Researchers using sophisticated imaging technology have for the first time photographed the process of memory formation, providing new insight into the normal functioning of the brain.
The study, in which neurologists used X-ray-like images of the brain to observe the process of recalling recently seen words, provides confirmation of the long-held belief that a central portion of the brain called the hippocampus plays the crucial role in processing events into memories.
But it also produced some unexpected findings. The researchers, from UC San Diego and Washington University in St. Louis, reported Monday that some processing of memories also occurs at other, previously unsuspected sites in the brain.
Finally, they observed that one exposure to an image, such as a word or a specific picture, reduces the time required for the brain to recognize the same image on a second exposure, a phenomenon called priming.
The results, presented at a meeting of the Society for Neuroscience in New Orleans, are providing a remarkable new scenario for the learning process, an insight scientists hope may lead to improved treatments for individuals with damaged brains.
Perhaps even more important, the use of the imaging technique, called positron emission tomography or PET scanning, is allowing researchers for the first time to investigate the mental processes of healthy individuals.
In the past, researchers have had to infer from behavioral studies that humans whose hippocampus had been damaged in accidents could no longer store new memories. They also observed this in animal studies.
“Now we are able to carry the study to normal people and study normal behavior, and that is very exciting,” UCSD neuroscientist Larry R. Squire said in a telephone interview Monday. With new techniques, he added, researchers are able to watch the brain in action to see which areas are involved in any specific function.
Researchers hope eventually to use PET scanning and other new techniques to make a comprehensive map of the brain that will chart the function of each specific area. “The long-term goal of scientists is to figure out exactly what happens in what regions, and how all the tasks are orchestrated together to produce the mind as we know it, said neuro-biophysicist John W. Belliveau of Massachusetts General Hospital in Cambridge.
The studies depend on the fact that portions of the brain doing the most work consume the greatest amount of glucose in the blood.
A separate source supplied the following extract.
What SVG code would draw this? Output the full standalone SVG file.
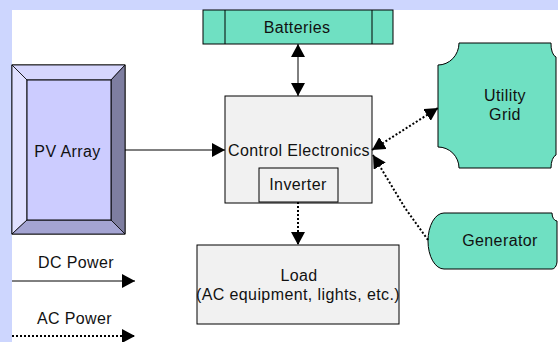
<svg xmlns="http://www.w3.org/2000/svg" width="558" height="342" viewBox="0 0 558 342">
<style>
text{font-family:"Liberation Sans",Arial,sans-serif;font-size:16px;fill:#111;text-anchor:middle;letter-spacing:0.4px}
.ln{stroke:#000;stroke-width:1;fill:none}
.dot{stroke:#000;stroke-width:2;stroke-dasharray:2 2;fill:none}
.box{fill:#f1f1f1;stroke:#000;stroke-width:1}
.teal{fill:#6fe0c2;stroke:#000;stroke-width:1}
</style>
<defs>
<marker id="a" viewBox="0 0 13 14" refX="13" refY="7" markerWidth="13" markerHeight="14" markerUnits="userSpaceOnUse" orient="auto-start-reverse"><path d="M0,0 L13,7 L0,14 Z" fill="#000"/></marker>
</defs>
<rect width="558" height="342" fill="#cdd6fe"/>
<rect x="12" y="10" width="546" height="332" fill="#fff"/>

<g id="pv-array">
<rect x="12" y="65" width="113" height="169" fill="#ccccff" stroke="#000"/>
<polygon points="12,65 125,65 111,80 27,80" fill="#d6d6fd" stroke="#000" stroke-width="0.8"/>
<polygon points="12,65 27,80 27,220 12,234" fill="#e0e0ff" stroke="#000" stroke-width="0.8"/>
<polygon points="125,65 125,234 111,220 111,80" fill="#7e7ea0" stroke="#000" stroke-width="0.8"/>
<polygon points="12,234 27,220 111,220 125,234" fill="#a4a4d2" stroke="#000" stroke-width="0.8"/>
<rect x="27" y="80" width="84" height="140" fill="#ccccff" stroke="#000"/>
<text x="67.5" y="157">PV Array</text>
</g>

<g id="batteries">
<rect x="203" y="10" width="190" height="34" class="teal"/>
<line x1="225" y1="10" x2="225" y2="44" class="ln"/>
<line x1="372" y1="10" x2="372" y2="44" class="ln"/>
<text x="297" y="33">Batteries</text>
</g>

<g id="control-electronics">
<rect x="225" y="96" width="147" height="107" class="box"/>
<text x="299" y="156">Control Electronics</text>
</g>

<g id="inverter">
<rect x="259" y="168" width="79" height="34" class="box"/>
<text x="298" y="190">Inverter</text>
</g>

<g id="load">
<rect x="197" y="245" width="202" height="79" class="box"/>
<text x="299" y="281">Load</text>
<text x="298" y="300">(AC equipment, lights, etc.)</text>
</g>

<g id="utility-grid">
<path d="M459,43 H551 A6,13 0 0 0 556,57 V155 A6,13 0 0 0 551,168 H459 A21,21 0 0 0 438,147 V65 A21,22 0 0 0 459,43 Z" class="teal"/>
<text x="505" y="101">Utility</text>
<text x="505" y="120">Grid</text>
</g>

<g id="generator">
<path d="M444,213 H552 A5,8 0 0 0 557,221 V262 A5,8 0 0 1 552,269 H444 A16,28 0 0 1 444,213 Z" class="teal"/>
<text x="500" y="246">Generator</text>
</g>

<g id="connectors">
<line x1="125" y1="150" x2="225" y2="150" class="ln" marker-end="url(#a)"/>
<line x1="298" y1="44" x2="298" y2="96" class="ln" stroke-width="2" marker-start="url(#a)" marker-end="url(#a)"/>
<line x1="298" y1="202" x2="298" y2="245" class="dot" marker-end="url(#a)"/>
<line x1="372" y1="150" x2="438" y2="108" class="dot" marker-start="url(#a)" marker-end="url(#a)"/>
<polyline points="428,240 405,208 373,155" class="dot" marker-end="url(#a)"/>
<line x1="12" y1="281" x2="135" y2="281" class="ln" marker-end="url(#a)"/>
<line x1="12" y1="336" x2="135" y2="336" class="dot" marker-end="url(#a)"/>
</g>

<g id="legend">
<text x="76" y="268">DC Power</text>
<text x="74.5" y="324">AC Power</text>
</g>
</svg>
As a consequence, blood flow to those regions is increased. That flow is monitored by PET scanning.
In the technique, researchers inject into the subject’s bloodstream a small amount of water tagged with a radioactive isotope of oxygen. Radiation detectors placed around the head measure the amount of radiation produced in different areas of the brain. The site where the greatest amount of radiation is detected has the largest blood flow, and thus is most active.
To monitor brain activity, the researchers produce repeated images of the brain over a short period of time. By identifying those areas of the brain where changes in radiation intensity change while the subject is performing a specific task, they are able to identify the part of the brain carrying out the task and to demonstrate communication between various parts of the brain.
Squire and Washington University neurologist Marcus Raichle studied 18 healthy volunteers. Using a computer screen, they showed the volunteers 15 four- to eight-letter words. Subsequently, they showed the volunteers lists of the first three letters of words, some of which were on the initial list and some that weren’t. They then asked the volunteers either to say the first word that came into their heads or to try to recall the specific word from the initial list.
When the subjects were forming memories, Raichle and Squire found that most of the brain activity was in the hippocampus, a banana-shaped structure deep within the brain. This part of the study confirmed conclusions that had been reached by studying damaged brains.
When the subjects were attempting to recall specific words that they had seen before, the researchers found extra activity not only in the hippocampus, but also in the frontal cortex, an area of the brain involved in thought processes. “This was not a surprise,” Squire said, “because the frontal lobes are thought to be important in searching for specific memories.”
Their third finding, which Squire termed “completely novel,” occurred when the volunteers were asked not to remember specific words but simply to say the first word that came into their heads. In this case, the bulk of brain activity occurred not in the hippocampus but in a region at the rear of the brain that is thought to be involved in processing visual information.
Furthermore, less energy is used the second time the volunteer views a word.
It appears, Squire said, that when an individual first views a word or an object, traces of that image remain in the visual processing center for a short while afterward, even though the volunteer has no conscious knowledge of its presence. When the object is seen for a second time, the volunteer can recognize and name it much more quickly and with less effort.